The Search Bar, a new feature built into the Windows Vista's Start Menu and Windows Explorer, can locate programs, files and communications such as email messages stored on your computer. It starts looking for matches as soon as you start typing, and will often find what you are looking for before you finish entering the search term.

To use the Start Menu Search Bar, click on the Vista Icon on your task bar to open the Start Menu. At the bottom of the Start Menu is a search box where you can enter what you are looking for. By default, the Search Bar automatically searches your computer's index of files. However, by clicking the down arrow next to the Search Bar entry, you can choose to search either the Index or the Internet. If you choose the Internet, a Web page to your default search provider will open.

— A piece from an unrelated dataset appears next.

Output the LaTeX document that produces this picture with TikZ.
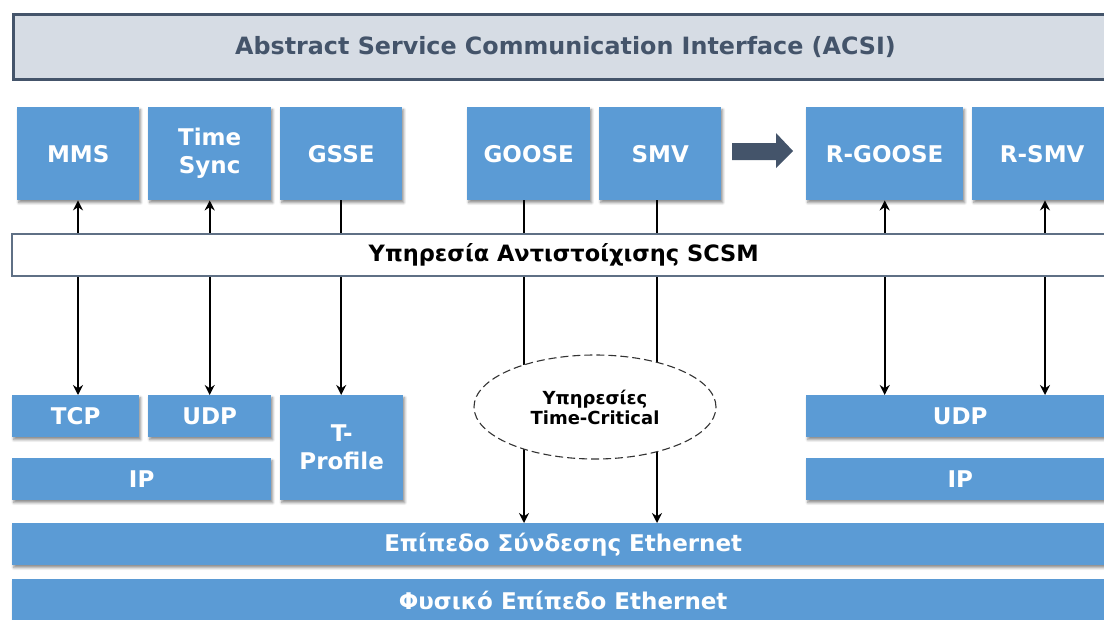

There are many programs which are somewhat hidden within Windows Vista; the Search Bar is a quick way to open the programs you want. Say you want to open the Services Management Console to see what services are currently on your system. Instead of having to wade through menus or look through Windows Explorer, you can just type the word "services." Windows Search will give you a set of results, and by hovering over each program result, you will get a small tool-tip which gives you information about the program.

Windows Search will also allow you to find documents and email messages by searching for a word in the title, or even within the document itself. Having this feature available through the Start Menu will make getting to what you what much easier and faster.